**DATASET EXCERPT**
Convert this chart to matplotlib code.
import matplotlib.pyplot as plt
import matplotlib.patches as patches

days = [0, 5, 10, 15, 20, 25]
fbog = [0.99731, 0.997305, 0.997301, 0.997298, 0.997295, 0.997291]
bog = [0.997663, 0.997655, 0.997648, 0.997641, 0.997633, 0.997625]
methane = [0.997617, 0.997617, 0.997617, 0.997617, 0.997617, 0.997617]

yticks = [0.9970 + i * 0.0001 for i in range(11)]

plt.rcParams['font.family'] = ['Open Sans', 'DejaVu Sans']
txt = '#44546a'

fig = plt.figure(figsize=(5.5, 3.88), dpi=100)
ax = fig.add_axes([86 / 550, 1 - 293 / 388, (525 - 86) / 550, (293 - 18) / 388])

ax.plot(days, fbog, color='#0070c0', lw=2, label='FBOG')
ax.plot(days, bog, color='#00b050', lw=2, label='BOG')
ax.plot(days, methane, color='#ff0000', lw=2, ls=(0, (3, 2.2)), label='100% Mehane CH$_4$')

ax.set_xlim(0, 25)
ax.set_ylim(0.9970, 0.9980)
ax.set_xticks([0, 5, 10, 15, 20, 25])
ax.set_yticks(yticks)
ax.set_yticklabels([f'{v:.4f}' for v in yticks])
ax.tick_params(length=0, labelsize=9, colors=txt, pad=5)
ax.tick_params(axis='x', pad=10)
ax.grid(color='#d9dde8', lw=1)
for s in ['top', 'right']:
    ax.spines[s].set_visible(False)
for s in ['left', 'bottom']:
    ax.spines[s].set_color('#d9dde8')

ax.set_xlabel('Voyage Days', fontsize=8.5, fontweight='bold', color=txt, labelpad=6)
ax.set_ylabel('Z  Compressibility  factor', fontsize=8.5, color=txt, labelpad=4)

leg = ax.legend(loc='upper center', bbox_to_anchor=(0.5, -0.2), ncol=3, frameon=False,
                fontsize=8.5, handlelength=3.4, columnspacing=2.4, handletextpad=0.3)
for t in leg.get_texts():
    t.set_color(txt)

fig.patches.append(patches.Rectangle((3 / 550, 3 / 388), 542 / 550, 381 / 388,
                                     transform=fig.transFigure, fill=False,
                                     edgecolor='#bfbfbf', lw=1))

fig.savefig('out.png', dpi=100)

**DIRECTIONS FOR THIS TASK**
Word for word, quote the lines of the material from the first line through the line with "label='100% Mehane CH$_4$')", both ends included.

**FINAL RESULT**
Convert this chart to matplotlib code.
import matplotlib.pyplot as plt
import matplotlib.patches as patches

days = [0, 5, 10, 15, 20, 25]
fbog = [0.99731, 0.997305, 0.997301, 0.997298, 0.997295, 0.997291]
bog = [0.997663, 0.997655, 0.997648, 0.997641, 0.997633, 0.997625]
methane = [0.997617, 0.997617, 0.997617, 0.997617, 0.997617, 0.997617]

yticks = [0.9970 + i * 0.0001 for i in range(11)]

plt.rcParams['font.family'] = ['Open Sans', 'DejaVu Sans']
txt = '#44546a'

fig = plt.figure(figsize=(5.5, 3.88), dpi=100)
ax = fig.add_axes([86 / 550, 1 - 293 / 388, (525 - 86) / 550, (293 - 18) / 388])

ax.plot(days, fbog, color='#0070c0', lw=2, label='FBOG')
ax.plot(days, bog, color='#00b050', lw=2, label='BOG')
ax.plot(days, methane, color='#ff0000', lw=2, ls=(0, (3, 2.2)), label='100% Mehane CH$_4$')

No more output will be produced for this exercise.